The latest release from British pop band James, Living in Extraordinary Times, takes the band’s familiar up-tempo, romantic spirit and mixes in a fair amount of grit and anxiety courtesy of life in 2018. The resulting sound is what I imagine would result if you froze a ‘90s Britpop band, woke them up in 2018, and immediately told them about the last two years. The album’s songs are infused with anger, frustration, disillusionment, and sadness, but also have their share of hope, romance and idealism injected to keep the whole affair from dragging you down.
The album opener “Hank” is a surprisingly, but appropriately, industrial-lite song, full of angry couplets about the current American president and the division he stokes. The sentiments and barbs here are nothing new (there is a reference to his “tiny fingers”), but it’s always worth reminding people of this person’s insidious and manipulative nature. “Why put your faith in facts when you can lie?” singer Tim Booth asks, “now every possibility exists in everybody’s mind,” which is an efficiently haunting way to phrase the trouble wrought by the “fake news” phenomenon. The song ends with a vision of an “empire” only being able to prove it once existed by the size of its carbon footprint left behind, a scary possibility at this point. It’s an ear-catching song, and certainly, one that you can enjoy for its catharsis, even if the heavy music on display is not what you expect from a James album.

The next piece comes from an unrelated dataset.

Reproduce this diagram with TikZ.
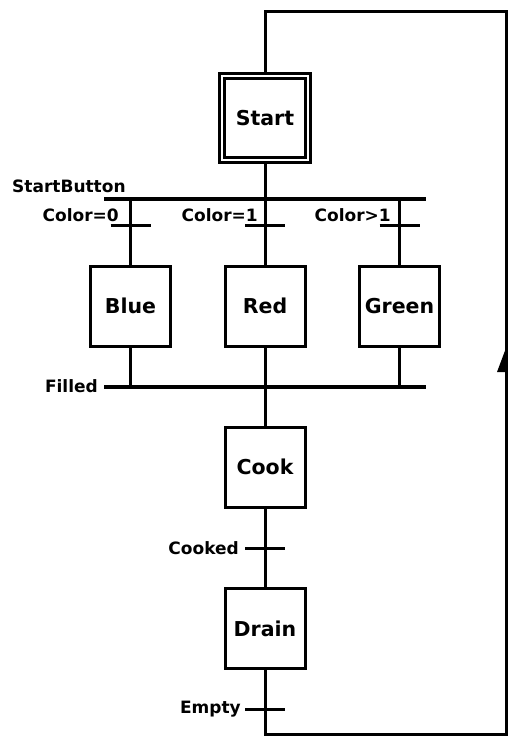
\documentclass[tikz,border=0pt]{standalone}
\usepackage{fontspec}
\setmainfont{DejaVu Sans}
\begin{document}
\begin{tikzpicture}[x=1pt,y=-1pt,
  ln/.style={line width=3pt},
  barline/.style={line width=4.5pt},
  stepbox/.style={draw,line width=3pt,minimum width=80pt,minimum height=80pt,inner sep=0pt,outer sep=0pt,font=\bfseries\fontsize{20.5}{24}\selectfont},
  lbl/.style={inner sep=0pt,font=\bfseries\fontsize{17}{20}\selectfont},
]
\useasboundingbox[fill=white] (0,0) rectangle (509,736);

% steps
\node[stepbox,line width=2.6pt,minimum width=91pt,minimum height=89pt] (start) at (265,118) {Start};
\draw[line width=2.6pt] ([shift={(5pt,-5pt)}]start.north west) rectangle ([shift={(-5pt,5pt)}]start.south east);
\node[stepbox] (blue) at (130.5,306) {Blue};
\node[stepbox] (red) at (265,306) {Red};
\node[stepbox] (green) at (399.5,306) {Green};
\node[stepbox] (cook) at (265,467) {Cook};
\node[stepbox] (drain) at (265,628.5) {Drain};

% coordinates
\coordinate (sbar) at (265,199);
\coordinate (sbarL) at (104,199);
\coordinate (sbarR) at (426,199);
\coordinate (fbar) at (265,387);
\coordinate (fbarL) at (104,387);
\coordinate (fbarR) at (426,387);
\coordinate (t0) at (130.5,225);
\coordinate (t1) at (265,225);
\coordinate (t2) at (399.5,225);
\coordinate (tcook) at (265,548);
\coordinate (tempty) at (265,709);
\coordinate (lb) at (265,734);
\coordinate (rb) at (506,734);
\coordinate (rt) at (506,11);
\coordinate (lt) at (265,11);

% connectors
\draw[ln] (start.south) -- (sbar);
\draw[barline] (sbarL) -- (sbarR);
\foreach \n in {blue,red,green}{
  \draw[ln] (\n.north) -- (\n.north |- sbar);
  \draw[ln] (\n.south) -- (\n.south |- fbar);
}
\foreach \t in {t0,t1,t2,tcook,tempty}{
  \draw[ln] ([xshift=-20pt]\t) -- ([xshift=20pt]\t);
}
\draw[barline] (fbarL) -- (fbarR);
\draw[ln] (fbar) -- (cook.north);
\draw[ln] (cook.south) -- (drain.north);
\draw[ln] (drain.south) -- (lb) -- (rb) -- (rt) -- (lt) -- (start.north);
\fill (506,348) -- (497,372) -- (506,372) -- cycle;

% labels
\node[lbl,anchor=base west] (lsb) at (12,192) {StartButton};
\node[lbl,anchor=base east] (lc0) at (119,221) {Color=0};
\node[lbl,anchor=base east] (lc1) at (258,221) {Color=1};
\node[lbl,anchor=base east] (lc2) at (391,221) {Color>1};
\node[lbl,anchor=base east] (lf) at (98,392) {Filled};
\node[lbl,anchor=base east] (lck) at (239,554) {Cooked};
\node[lbl,anchor=base east] (le) at (241,713) {Empty};
\end{tikzpicture}
\end{document}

The rest of the album does not ride such an intense wavelength, but each song does succeed in sustaining the energy of the album. Taken as a whole, Extraordinary Times is a bit too long to listen to at once, but individually each track renews itself with a specific energy and spirit that prevents the album from ever sagging under its own weight.

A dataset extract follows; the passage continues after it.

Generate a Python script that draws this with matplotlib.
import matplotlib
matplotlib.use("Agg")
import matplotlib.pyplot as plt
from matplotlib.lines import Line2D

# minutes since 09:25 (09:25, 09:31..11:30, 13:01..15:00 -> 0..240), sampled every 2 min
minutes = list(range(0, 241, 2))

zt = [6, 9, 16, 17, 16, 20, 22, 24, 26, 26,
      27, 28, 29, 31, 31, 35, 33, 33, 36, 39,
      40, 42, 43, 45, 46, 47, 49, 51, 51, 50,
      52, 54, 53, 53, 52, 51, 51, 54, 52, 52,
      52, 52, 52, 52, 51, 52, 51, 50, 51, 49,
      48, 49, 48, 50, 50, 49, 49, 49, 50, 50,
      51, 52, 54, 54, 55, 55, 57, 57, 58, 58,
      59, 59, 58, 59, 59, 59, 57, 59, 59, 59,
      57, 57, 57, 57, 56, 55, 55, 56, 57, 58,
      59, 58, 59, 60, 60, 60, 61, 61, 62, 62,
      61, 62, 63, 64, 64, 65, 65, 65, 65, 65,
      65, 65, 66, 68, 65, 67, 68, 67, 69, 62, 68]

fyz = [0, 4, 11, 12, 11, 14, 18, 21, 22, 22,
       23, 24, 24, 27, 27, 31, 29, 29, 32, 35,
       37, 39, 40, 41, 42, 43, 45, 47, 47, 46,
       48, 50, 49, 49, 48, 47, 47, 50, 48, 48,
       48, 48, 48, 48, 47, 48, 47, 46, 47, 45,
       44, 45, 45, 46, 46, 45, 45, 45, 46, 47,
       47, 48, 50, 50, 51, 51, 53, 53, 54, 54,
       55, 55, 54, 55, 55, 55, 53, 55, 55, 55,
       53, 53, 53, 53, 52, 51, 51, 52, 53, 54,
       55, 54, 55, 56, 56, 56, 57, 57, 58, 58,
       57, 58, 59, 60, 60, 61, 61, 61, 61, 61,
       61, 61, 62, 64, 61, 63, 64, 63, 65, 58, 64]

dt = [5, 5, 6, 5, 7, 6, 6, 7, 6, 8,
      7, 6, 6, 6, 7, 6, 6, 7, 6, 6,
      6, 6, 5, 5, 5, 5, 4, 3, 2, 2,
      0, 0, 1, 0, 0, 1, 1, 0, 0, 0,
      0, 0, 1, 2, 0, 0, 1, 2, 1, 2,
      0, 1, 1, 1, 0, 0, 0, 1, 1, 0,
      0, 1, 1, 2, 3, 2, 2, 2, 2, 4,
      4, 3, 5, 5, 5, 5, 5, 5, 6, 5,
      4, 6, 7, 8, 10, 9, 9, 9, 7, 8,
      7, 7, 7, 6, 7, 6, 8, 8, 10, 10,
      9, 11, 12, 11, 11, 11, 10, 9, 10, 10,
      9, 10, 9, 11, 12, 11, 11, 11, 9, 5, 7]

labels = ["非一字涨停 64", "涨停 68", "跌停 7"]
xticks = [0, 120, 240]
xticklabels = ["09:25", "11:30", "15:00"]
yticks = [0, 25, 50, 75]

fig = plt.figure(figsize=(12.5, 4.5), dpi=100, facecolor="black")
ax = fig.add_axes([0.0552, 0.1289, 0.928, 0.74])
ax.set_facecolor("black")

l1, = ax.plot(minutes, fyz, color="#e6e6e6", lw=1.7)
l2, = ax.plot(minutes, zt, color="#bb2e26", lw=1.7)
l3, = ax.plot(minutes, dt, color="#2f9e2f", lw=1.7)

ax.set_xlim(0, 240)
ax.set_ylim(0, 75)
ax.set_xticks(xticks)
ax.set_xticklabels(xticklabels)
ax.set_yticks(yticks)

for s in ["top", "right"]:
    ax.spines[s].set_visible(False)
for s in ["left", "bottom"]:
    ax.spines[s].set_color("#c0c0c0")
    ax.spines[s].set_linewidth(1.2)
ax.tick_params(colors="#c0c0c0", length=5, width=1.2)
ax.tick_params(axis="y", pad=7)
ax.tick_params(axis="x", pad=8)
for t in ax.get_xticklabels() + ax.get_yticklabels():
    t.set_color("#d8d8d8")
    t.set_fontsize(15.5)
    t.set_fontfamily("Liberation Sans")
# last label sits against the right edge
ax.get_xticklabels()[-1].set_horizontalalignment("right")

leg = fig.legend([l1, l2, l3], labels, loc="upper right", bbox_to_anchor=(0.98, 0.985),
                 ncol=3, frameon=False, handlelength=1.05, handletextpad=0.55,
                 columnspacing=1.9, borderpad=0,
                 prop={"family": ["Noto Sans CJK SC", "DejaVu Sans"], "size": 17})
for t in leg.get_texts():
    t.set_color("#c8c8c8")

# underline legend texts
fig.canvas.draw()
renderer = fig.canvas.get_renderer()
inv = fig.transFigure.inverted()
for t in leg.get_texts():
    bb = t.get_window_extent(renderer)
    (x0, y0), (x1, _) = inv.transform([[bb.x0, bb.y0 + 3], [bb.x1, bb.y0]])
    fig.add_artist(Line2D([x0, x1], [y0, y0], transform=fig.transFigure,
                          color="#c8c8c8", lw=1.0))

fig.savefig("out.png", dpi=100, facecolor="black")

James has a lot to say about the state of the world right now—specifically the upending of progress in both the U.S. and U.K.—but the way they explore their reactions vary enough in interesting ways throughout most of the album without overwhelming. Every “2018-relevant” song is not an angry blast like “Hank,” nor is it a weeper about how sad everything is. “Heads” starts with a stomping, vaguely militaristic beat that evolves into chaotic noise to reflect the hypocritical claimed greatness of America, complete with Booth singing a purposefully atonal “land of the free” with just enough bite in it. “Many Faces” is a slower, more romance-tinged song. But, rather than repeat the message of “Leviathan,” the closest thing to a pop love song on the album (but which still contains the lyric “before they drop the bomb”), “Many Faces” sings lovingly about the human race. “There’s only one human race” with many faces, Booth reminds us, “but we’re all the same, [and] you got skin in the game.”
It’s that mix of frustration with people in power, and anguish over the trajectory we’re riding now, that fills out this album and makes it one of the more relatable “reacting to 2018” albums released recently. It’s so relatable, that there is a track—“How Hard the Day”—that is about surprising yourself with how angry and negative you can be, and are, as a result of steeping yourself in this divisive and negative culture (“rubbing your nose in the dirt,” as the lyrics say).
Towards the end of the album we move away from the unusual-but—enjoyable industrial influences in the band’s sound, and into songs that feel as though they’ve had a couple grains of ‘90s club beats tossed into them. “Picture of This Place” and “Better Than That,” in particular, feel as though if they were remixed just a bit they could sound like new Prodigy songs. “Hope to Sleep”, on the other hand, reflects the other work of album producer Charlie Andrew with Alt-J. On this track, they create a sound that is reflective of modern English pop-rock bands, and it suits James surprisingly well.
Ultimately, this is an energetic, impassioned output from a band that does not nearly sound as “old” as you might expect them to on their 16th album release.